Please transcribe the listing below in full and word for word, without its pictures.

— begin Provided data —

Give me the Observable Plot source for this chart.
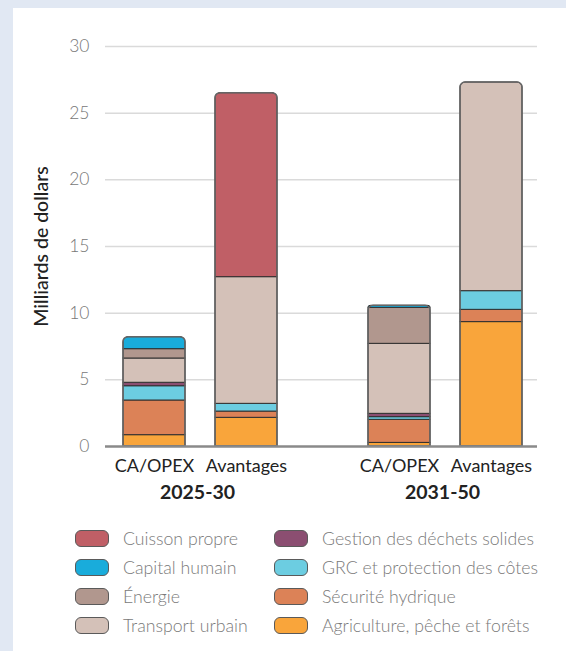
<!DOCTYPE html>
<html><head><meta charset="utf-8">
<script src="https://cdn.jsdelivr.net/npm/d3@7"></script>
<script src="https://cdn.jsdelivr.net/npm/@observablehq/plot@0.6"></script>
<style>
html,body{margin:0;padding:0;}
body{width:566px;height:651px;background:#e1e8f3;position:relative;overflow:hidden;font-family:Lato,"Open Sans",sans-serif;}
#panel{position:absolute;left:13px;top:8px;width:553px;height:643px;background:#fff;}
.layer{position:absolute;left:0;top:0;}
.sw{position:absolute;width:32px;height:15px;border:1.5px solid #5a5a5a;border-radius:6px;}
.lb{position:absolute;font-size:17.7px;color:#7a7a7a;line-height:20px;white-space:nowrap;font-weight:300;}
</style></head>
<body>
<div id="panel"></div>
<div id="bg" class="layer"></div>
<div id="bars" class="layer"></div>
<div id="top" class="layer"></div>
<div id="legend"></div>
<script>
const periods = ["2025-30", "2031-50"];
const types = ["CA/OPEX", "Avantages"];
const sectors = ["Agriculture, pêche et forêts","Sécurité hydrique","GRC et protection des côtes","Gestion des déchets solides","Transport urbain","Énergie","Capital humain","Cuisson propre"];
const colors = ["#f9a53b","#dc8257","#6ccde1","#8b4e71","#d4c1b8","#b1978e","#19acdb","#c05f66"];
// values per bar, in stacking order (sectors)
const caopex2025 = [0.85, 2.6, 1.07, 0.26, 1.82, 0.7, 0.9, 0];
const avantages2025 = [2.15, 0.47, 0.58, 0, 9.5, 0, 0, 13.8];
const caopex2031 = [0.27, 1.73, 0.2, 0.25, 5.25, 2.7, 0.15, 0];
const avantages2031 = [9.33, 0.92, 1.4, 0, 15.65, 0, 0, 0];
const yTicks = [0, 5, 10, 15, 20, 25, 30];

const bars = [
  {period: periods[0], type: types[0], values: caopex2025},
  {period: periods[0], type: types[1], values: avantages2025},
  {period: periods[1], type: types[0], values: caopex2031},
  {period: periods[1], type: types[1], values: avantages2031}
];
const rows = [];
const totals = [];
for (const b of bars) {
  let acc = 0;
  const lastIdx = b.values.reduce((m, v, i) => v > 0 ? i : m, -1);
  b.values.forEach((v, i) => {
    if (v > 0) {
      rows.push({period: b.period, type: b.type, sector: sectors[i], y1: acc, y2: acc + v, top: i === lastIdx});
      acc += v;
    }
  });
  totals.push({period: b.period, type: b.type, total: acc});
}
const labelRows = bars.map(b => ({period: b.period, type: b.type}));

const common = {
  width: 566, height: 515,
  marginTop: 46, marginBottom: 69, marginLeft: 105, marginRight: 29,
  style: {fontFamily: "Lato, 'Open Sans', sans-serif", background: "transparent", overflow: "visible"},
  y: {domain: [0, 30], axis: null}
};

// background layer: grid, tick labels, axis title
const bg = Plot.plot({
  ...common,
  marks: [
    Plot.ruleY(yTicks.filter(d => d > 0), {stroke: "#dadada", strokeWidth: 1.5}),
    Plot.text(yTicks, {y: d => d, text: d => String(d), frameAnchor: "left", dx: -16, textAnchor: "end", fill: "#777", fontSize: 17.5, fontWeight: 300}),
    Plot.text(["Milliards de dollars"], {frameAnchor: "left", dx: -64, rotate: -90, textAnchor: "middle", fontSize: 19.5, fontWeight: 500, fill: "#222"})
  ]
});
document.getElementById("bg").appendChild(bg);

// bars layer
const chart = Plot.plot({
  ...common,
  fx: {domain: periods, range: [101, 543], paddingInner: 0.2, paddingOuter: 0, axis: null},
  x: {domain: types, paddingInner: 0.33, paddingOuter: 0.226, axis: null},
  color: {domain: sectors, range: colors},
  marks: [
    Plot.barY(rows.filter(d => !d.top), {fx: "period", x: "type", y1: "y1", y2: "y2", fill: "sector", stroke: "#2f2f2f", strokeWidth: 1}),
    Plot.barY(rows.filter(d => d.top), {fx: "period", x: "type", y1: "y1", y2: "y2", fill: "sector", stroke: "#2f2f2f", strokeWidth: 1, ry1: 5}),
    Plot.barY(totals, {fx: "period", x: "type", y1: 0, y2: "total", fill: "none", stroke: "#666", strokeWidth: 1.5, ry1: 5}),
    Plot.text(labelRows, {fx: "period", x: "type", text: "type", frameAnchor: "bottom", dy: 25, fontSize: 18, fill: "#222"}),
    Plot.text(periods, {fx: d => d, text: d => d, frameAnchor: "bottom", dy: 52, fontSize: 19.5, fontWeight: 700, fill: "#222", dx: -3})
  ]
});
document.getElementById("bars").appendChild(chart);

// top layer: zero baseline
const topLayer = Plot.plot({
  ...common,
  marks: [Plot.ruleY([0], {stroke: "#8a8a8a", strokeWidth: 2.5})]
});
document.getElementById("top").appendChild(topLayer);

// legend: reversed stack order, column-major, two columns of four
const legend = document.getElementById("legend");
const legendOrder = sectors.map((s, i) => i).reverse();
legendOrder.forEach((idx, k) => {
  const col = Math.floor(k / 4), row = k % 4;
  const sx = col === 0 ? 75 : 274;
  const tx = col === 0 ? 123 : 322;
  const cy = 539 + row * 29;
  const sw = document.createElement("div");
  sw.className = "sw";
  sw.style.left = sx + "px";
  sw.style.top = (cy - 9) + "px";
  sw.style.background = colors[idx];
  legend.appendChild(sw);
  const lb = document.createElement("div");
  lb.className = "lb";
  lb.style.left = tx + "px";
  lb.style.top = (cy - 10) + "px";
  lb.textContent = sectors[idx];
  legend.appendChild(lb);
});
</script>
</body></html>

— end Provided data —

Problem solution:
Give me the Observable Plot source for this chart.
<!DOCTYPE html>
<html><head><meta charset="utf-8">
<script src="https://cdn.jsdelivr.net/npm/d3@7"></script>
<script src="https://cdn.jsdelivr.net/npm/@observablehq/plot@0.6"></script>
<style>
html,body{margin:0;padding:0;}
body{width:566px;height:651px;background:#e1e8f3;position:relative;overflow:hidden;font-family:Lato,"Open Sans",sans-serif;}
#panel{position:absolute;left:13px;top:8px;width:553px;height:643px;background:#fff;}
.layer{position:absolute;left:0;top:0;}
.sw{position:absolute;width:32px;height:15px;border:1.5px solid #5a5a5a;border-radius:6px;}
.lb{position:absolute;font-size:17.7px;color:#7a7a7a;line-height:20px;white-space:nowrap;font-weight:300;}
</style></head>
<body>
<div id="panel"></div>
<div id="bg" class="layer"></div>
<div id="bars" class="layer"></div>
<div id="top" class="layer"></div>
<div id="legend"></div>
<script>
const periods = ["2025-30", "2031-50"];
const types = ["CA/OPEX", "Avantages"];
const sectors = ["Agriculture, pêche et forêts","Sécurité hydrique","GRC et protection des côtes","Gestion des déchets solides","Transport urbain","Énergie","Capital humain","Cuisson propre"];
const colors = ["#f9a53b","#dc8257","#6ccde1","#8b4e71","#d4c1b8","#b1978e","#19acdb","#c05f66"];
// values per bar, in stacking order (sectors)
const caopex2025 = [0.85, 2.6, 1.07, 0.26, 1.82, 0.7, 0.9, 0];
const avantages2025 = [2.15, 0.47, 0.58, 0, 9.5, 0, 0, 13.8];
const caopex2031 = [0.27, 1.73, 0.2, 0.25, 5.25, 2.7, 0.15, 0];
const avantages2031 = [9.33, 0.92, 1.4, 0, 15.65, 0, 0, 0];
const yTicks = [0, 5, 10, 15, 20, 25, 30];

const bars = [
  {period: periods[0], type: types[0], values: caopex2025},
  {period: periods[0], type: types[1], values: avantages2025},
  {period: periods[1], type: types[0], values: caopex2031},
  {period: periods[1], type: types[1], values: avantages2031}
];
const rows = [];
const totals = [];
for (const b of bars) {
  let acc = 0;
  const lastIdx = b.values.reduce((m, v, i) => v > 0 ? i : m, -1);
  b.values.forEach((v, i) => {
    if (v > 0) {
      rows.push({period: b.period, type: b.type, sector: sectors[i], y1: acc, y2: acc + v, top: i === lastIdx});
      acc += v;
    }
  });
  totals.push({period: b.period, type: b.type, total: acc});
}
const labelRows = bars.map(b => ({period: b.period, type: b.type}));

const common = {
  width: 566, height: 515,
  marginTop: 46, marginBottom: 69, marginLeft: 105, marginRight: 29,
  style: {fontFamily: "Lato, 'Open Sans', sans-serif", background: "transparent", overflow: "visible"},
  y: {domain: [0, 30], axis: null}
};

// background layer: grid, tick labels, axis title
const bg = Plot.plot({
  ...common,
  marks: [
    Plot.ruleY(yTicks.filter(d => d > 0), {stroke: "#dadada", strokeWidth: 1.5}),
    Plot.text(yTicks, {y: d => d, text: d => String(d), frameAnchor: "left", dx: -16, textAnchor: "end", fill: "#777", fontSize: 17.5, fontWeight: 300}),
    Plot.text(["Milliards de dollars"], {frameAnchor: "left", dx: -64, rotate: -90, textAnchor: "middle", fontSize: 19.5, fontWeight: 500, fill: "#222"})
  ]
});
document.getElementById("bg").appendChild(bg);

// bars layer
const chart = Plot.plot({
  ...common,
  fx: {domain: periods, range: [101, 543], paddingInner: 0.2, paddingOuter: 0, axis: null},
  x: {domain: types, paddingInner: 0.33, paddingOuter: 0.226, axis: null},
  color: {domain: sectors, range: colors},
  marks: [
    Plot.barY(rows.filter(d => !d.top), {fx: "period", x: "type", y1: "y1", y2: "y2", fill: "sector", stroke: "#2f2f2f", strokeWidth: 1}),
    Plot.barY(rows.filter(d => d.top), {fx: "period", x: "type", y1: "y1", y2: "y2", fill: "sector", stroke: "#2f2f2f", strokeWidth: 1, ry1: 5}),
    Plot.barY(totals, {fx: "period", x: "type", y1: 0, y2: "total", fill: "none", stroke: "#666", strokeWidth: 1.5, ry1: 5}),
    Plot.text(labelRows, {fx: "period", x: "type", text: "type", frameAnchor: "bottom", dy: 25, fontSize: 18, fill: "#222"}),
    Plot.text(periods, {fx: d => d, text: d => d, frameAnchor: "bottom", dy: 52, fontSize: 19.5, fontWeight: 700, fill: "#222", dx: -3})
  ]
});
document.getElementById("bars").appendChild(chart);

// top layer: zero baseline
const topLayer = Plot.plot({
  ...common,
  marks: [Plot.ruleY([0], {stroke: "#8a8a8a", strokeWidth: 2.5})]
});
document.getElementById("top").appendChild(topLayer);

// legend: reversed stack order, column-major, two columns of four
const legend = document.getElementById("legend");
const legendOrder = sectors.map((s, i) => i).reverse();
legendOrder.forEach((idx, k) => {
  const col = Math.floor(k / 4), row = k % 4;
  const sx = col === 0 ? 75 : 274;
  const tx = col === 0 ? 123 : 322;
  const cy = 539 + row * 29;
  const sw = document.createElement("div");
  sw.className = "sw";
  sw.style.left = sx + "px";
  sw.style.top = (cy - 9) + "px";
  sw.style.background = colors[idx];
  legend.appendChild(sw);
  const lb = document.createElement("div");
  lb.className = "lb";
  lb.style.left = tx + "px";
  lb.style.top = (cy - 10) + "px";
  lb.textContent = sectors[idx];
  legend.appendChild(lb);
});
</script>
</body></html>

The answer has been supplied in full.